Manipulating hurricanes: a disaster in itself?



One scientist wants to fight storms with storms.
WASHINGTON POST
Moshe Alamaro has a modest proposal. Get a fleet of ocean barges and mount 10 or 20 jet engines -- tails up -- on each one. Fill the barges with aviation fuel and tow them into the path of an oncoming hurricane. Light off the jets.
If everything goes as planned, the jets will trigger small tropical storms, "like backfires," Alamaro says, marginally lowering the surface ocean temperature and depriving the real hurricane of energy as it gets closer to shore.
Less energy means less power, and less power can turn tigers like hurricanes Katrina and Rita into relative pussycats.
It is not clear how much support Alamaro has for his concept, which he defines as a "salient" that outdistances conventional thinking "by leaps and springs." But his zeal highlights the increased interest of scientists and laypeople alike in finding something -- anything -- to avoid another 2005.
Not anytime soon
A solution, unfortunately, does not loom on the horizon. Improved weather forecasting and the advent of satellite imagery have made the paths and dimensions of hurricanes much more predictable, but greater knowledge, while helpful, does not solve the problem. Hurricanes, as old boxers might say, are like fighting Sugar Ray Robinson: You know you're going to get hit, but there's still nothing you can do about it.
"I will go out on a limb and say, eventually, we will accomplish this," said Kerry Emanuel, an atmospheric scientist at the Massachusetts Institute of Technology. But by "this," Emanuel means "disaster avoidance, rather than weather control."
The trick is to introduce a "perturbation" in a hurricane -- a variation in moisture, wind speed, temperature or pressure -- so that the hurricane weakens or veers out to sea. The strategy uses the principle that a small, early change in a complex "chaotic" system such as a hurricane can have large, and benign, effects later on.
Testing offer
Alamaro's "free jet" plan is designed to create a temperature perturbation. He said he could test the concept -- in a remote part of the Pacific and in the hurricane off-season -- for about $10 million, by using junker jet engines from mothballed B-52s in Arizona.
"We have the jets and the barge, but we don't have knowledge about the effects and we don't have the knowledge about hurricanes," Alamaro said in a telephone interview. "A test would entice the necessary studies to make it feasible."
Perhaps. Alamaro, a research affiliate at the Harvard-MIT Division of Health Sciences & amp; Technology, outlined his strategy at this year's annual meeting of the Weather Modification Association, amid "a lot of commotion."

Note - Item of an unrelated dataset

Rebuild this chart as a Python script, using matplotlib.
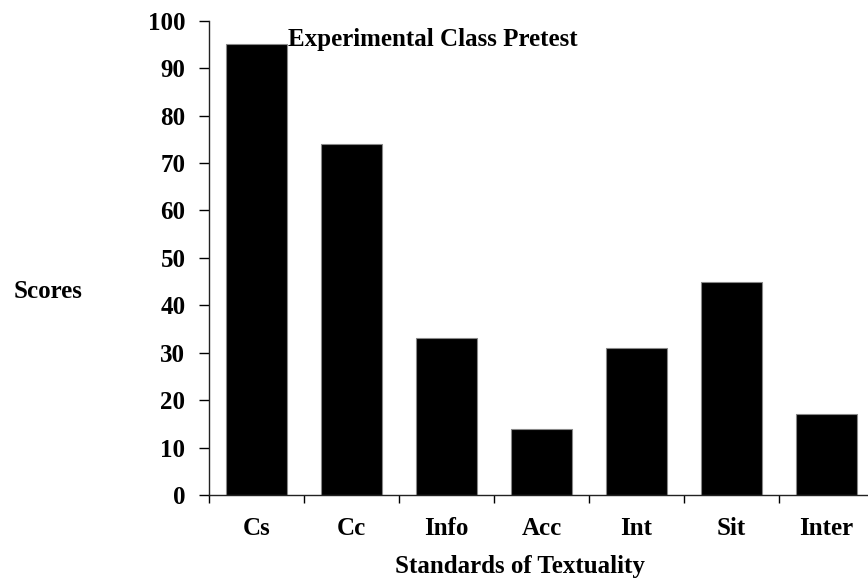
import numpy as np
import matplotlib
from matplotlib import pyplot as plt

matplotlib.use('agg')

categories = ["Cs", "Cc", "Info", "Acc", "Int", "Sit", "Inter"]
scores = [95, 74, 33, 14, 31, 45, 17]
y_ticks = [0, 10, 20, 30, 40, 50, 60, 70, 80, 90, 100]

plt.rcParams['font.family'] = ['Liberation Serif', 'DejaVu Serif']
plt.rcParams['font.weight'] = 'bold'
FS = 18

fig = plt.figure(figsize=(8.68, 5.78), dpi=100)
# axes runs slightly past the right edge, like the cropped original
ax = fig.add_axes([209 / 868, 1 - 495 / 578, 665 / 868, (495 - 20.7) / 578])

x = np.arange(len(categories))
ax.bar(x, scores, width=0.64, color='black', edgecolor='#888888', linewidth=0.8)

ax.set_xlim(-0.5, len(categories) - 0.5)
ax.set_ylim(0, 100)

# ticks sit between the bars, labels under the bars
ax.set_xticks(np.arange(len(categories) + 1) - 0.5)
ax.set_xticklabels([])
ax.set_xticks(x, minor=True)
ax.set_xticklabels(categories, minor=True, fontsize=FS, fontweight='bold')
ax.tick_params(axis='x', which='minor', length=0, pad=16)
ax.tick_params(axis='x', which='major', length=6, width=1, direction='out')

ax.set_yticks(y_ticks)
ax.set_yticklabels([str(v) for v in y_ticks], fontsize=FS, fontweight='bold')
ax.tick_params(axis='y', length=7, width=1, direction='out', pad=10)

for side in ['top', 'right']:
    ax.spines[side].set_visible(False)
for side in ['left', 'bottom']:
    ax.spines[side].set_linewidth(1)
    ax.spines[side].set_color('#222222')

ax.text(0.33, 96.0, "Experimental Class Pretest", fontsize=FS, fontweight='bold',
        ha='left', va='center')

fig.text(48 / 868, 1 - 292 / 578, "Scores", fontsize=FS, fontweight='bold',
         ha='center', va='center')
fig.text(520 / 868, 1 - 566 / 578, "Standards of Textuality", fontsize=FS,
         fontweight='bold', ha='center', va='center')

fig.savefig('out.png', dpi=100)
plt.close(fig)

This, in part, was because atmospheric scientists are skittish, Alamaro said: "They know that weather modification would give an unbelievable boost to atmospheric science, but they don't want to support it because of the stigma that it is some sort of black art."
This is true, said J. Greg Glenn, a civilian who studies weather modification at Florida's Eglin Air Force Base, and who is interested in enlisting Alamaro in a hurricane-mitigation project: "This isn't going to go away as junk science," he said. Glenn is not as interested in Alamaro's free jets as in an idea promoted by Emanuel: spraying a "monolayer film" on the ocean in front of a hurricane to inhibit the storm's ability to pick up heat energy and moisture from the sea surface.
'Nutty ideas'
And Emanuel, a top U.S. atmospheric scientist, is not an Alamaro fan: "I hate to sound pessimistic, but Moshe's strategy requires many orders of magnitude of energy more than what he's talking about, and the backfires would have to be almost as strong as the hurricane itself," Emanuel said. "I think, unfortunately, it falls into the category of nutty ideas."
Regardless of the method, most atmospheric scientists would probably agree that manipulating hurricanes is not only an uncertain scientific undertaking but a potential catastrophe in several ways, if intended results are not achieved.
If scientists promise to save New Orleans and fail, they will be sued. Or if they hit Mississippi instead, they will be sued. If they promise to save New Orleans and hit Mexico, they will create an international incident. "Who takes the blame?" Emanuel asked. "It's a horrific political problem."